🥋 Kinematics in One Dimension – White to Black Belt Mastery

“Even the longest journey begins with a single step — but in physics, every step must be measured.”

White Belt – Fundamentals

What it is: Kinematics in one dimension is the study of how objects move along a straight line, without considering what causes the motion.

Core Principles

1. Displacement (s⃗) – change in position.
2. Velocity (v⃗) – rate of change of displacement.
3. Acceleration (a⃗) – rate of change of velocity.
4. Motion can be uniform (constant velocity) or accelerated (velocity changes).

Key Equations (SI Units)

• v⃗ = Δs⃗ / Δt
• For constant acceleration:
  • v⃗ = v₀ + at
  • s⃗ = s₀ + v₀t + 0.5at²
  • v⃗² = v₀² + 2aΔs⃗

Common Mistakes

• Mixing up distance (scalar) and displacement (vector).
• Forgetting to include signs (direction) in velocity and acceleration.
• Using kinematics formulas when acceleration is not constant.

Sensei’s Shortcuts

• Draw a motion diagram before solving to prevent sign errors.
• Identify knowns and unknowns, then choose the equation that fits.
• For free fall problems, set a = −9.81 m/s² (downward).

Worked Example – Step by Step

Problem: A car starts from rest and accelerates at 3.00 m/s² for 5.00 s. Find its final velocity and displacement.

Solution:

Final velocity: v = 0 + (3.00)(5.00) = 15.0 m/s

Displacement: s = 0 + 0 + 0.5(3.00)(5.00²) = 37.5 m

Final Answer: v = 15.0 m/s, s = 37.5 m

Practice Drill

1. A sprinter accelerates from rest at 4.00 m/s² for 3.00 s. Find v and s.
2. A ball is thrown straight up at 12.0 m/s. How long until it reaches the top?
3. A train moving at 20.0 m/s slows uniformly to rest over 200 m. Find its acceleration.

Answers:

1. v = 12.0 m/s, s = 18.0 m
2. t = 1.22 s
3. a = −1.00 m/s²

Yellow Belt – Deeper Skills

Example: Solving multi-step motion problems

Problem: A car accelerates from 10.0 m/s to 25.0 m/s in 4.00 s, then continues at that speed for 6.00 s. Find the total displacement.

Solution Outline:

1. a = (25.0 − 10.0) / 4.00 = 3.75 m/s²
2. s₁ = (10.0)(4.00) + 0.5(3.75)(4.00²) = 70.0 m
3. s₂ = (25.0)(6.00) = 150 m
4. Total displacement = 220 m

Black Belt – Exam Strategy and Challenge

Challenge: A rock is thrown straight upward from the edge of a 45.0 m cliff with an initial velocity of 15.0 m/s.

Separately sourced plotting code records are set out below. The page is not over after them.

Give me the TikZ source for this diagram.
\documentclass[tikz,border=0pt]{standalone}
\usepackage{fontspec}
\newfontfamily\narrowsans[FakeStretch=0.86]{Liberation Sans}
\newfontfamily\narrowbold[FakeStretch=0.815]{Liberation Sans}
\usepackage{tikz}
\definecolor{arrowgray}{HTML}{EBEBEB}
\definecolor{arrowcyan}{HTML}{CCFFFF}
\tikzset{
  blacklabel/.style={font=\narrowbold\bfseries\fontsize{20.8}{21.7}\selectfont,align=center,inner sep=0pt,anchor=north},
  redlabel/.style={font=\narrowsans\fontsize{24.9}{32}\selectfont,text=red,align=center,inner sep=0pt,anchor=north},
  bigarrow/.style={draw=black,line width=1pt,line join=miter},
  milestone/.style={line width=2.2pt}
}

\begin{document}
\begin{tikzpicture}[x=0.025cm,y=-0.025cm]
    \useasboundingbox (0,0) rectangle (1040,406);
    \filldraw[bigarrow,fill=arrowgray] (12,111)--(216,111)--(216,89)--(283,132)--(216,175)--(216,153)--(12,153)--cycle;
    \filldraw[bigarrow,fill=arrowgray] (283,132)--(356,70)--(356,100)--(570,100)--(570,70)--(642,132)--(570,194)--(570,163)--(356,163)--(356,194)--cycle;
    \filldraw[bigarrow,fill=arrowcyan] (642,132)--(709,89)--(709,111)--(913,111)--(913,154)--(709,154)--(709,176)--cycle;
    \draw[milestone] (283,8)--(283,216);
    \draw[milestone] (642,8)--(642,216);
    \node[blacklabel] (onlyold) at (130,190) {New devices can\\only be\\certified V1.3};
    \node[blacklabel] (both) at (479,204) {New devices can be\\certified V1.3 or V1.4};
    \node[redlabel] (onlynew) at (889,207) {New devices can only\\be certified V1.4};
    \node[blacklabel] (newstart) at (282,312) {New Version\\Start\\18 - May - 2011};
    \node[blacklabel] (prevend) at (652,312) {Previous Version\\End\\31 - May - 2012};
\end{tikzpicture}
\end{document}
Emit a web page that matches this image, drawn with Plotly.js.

1. How high above the cliff edge does it rise?
2. How long until it hits the ground below?
3. What is its impact velocity?

Sensei Strategy Notes:

• Break motion into upward and downward phases.
• Use v = 0 at the highest point to find height above the cliff.
• For total time, sum the time up and time down.
• Impact velocity will be downward; include sign in your final answer.

Sensei’s Final Words

“The path may be straight, but the lessons curve deep into your mind.”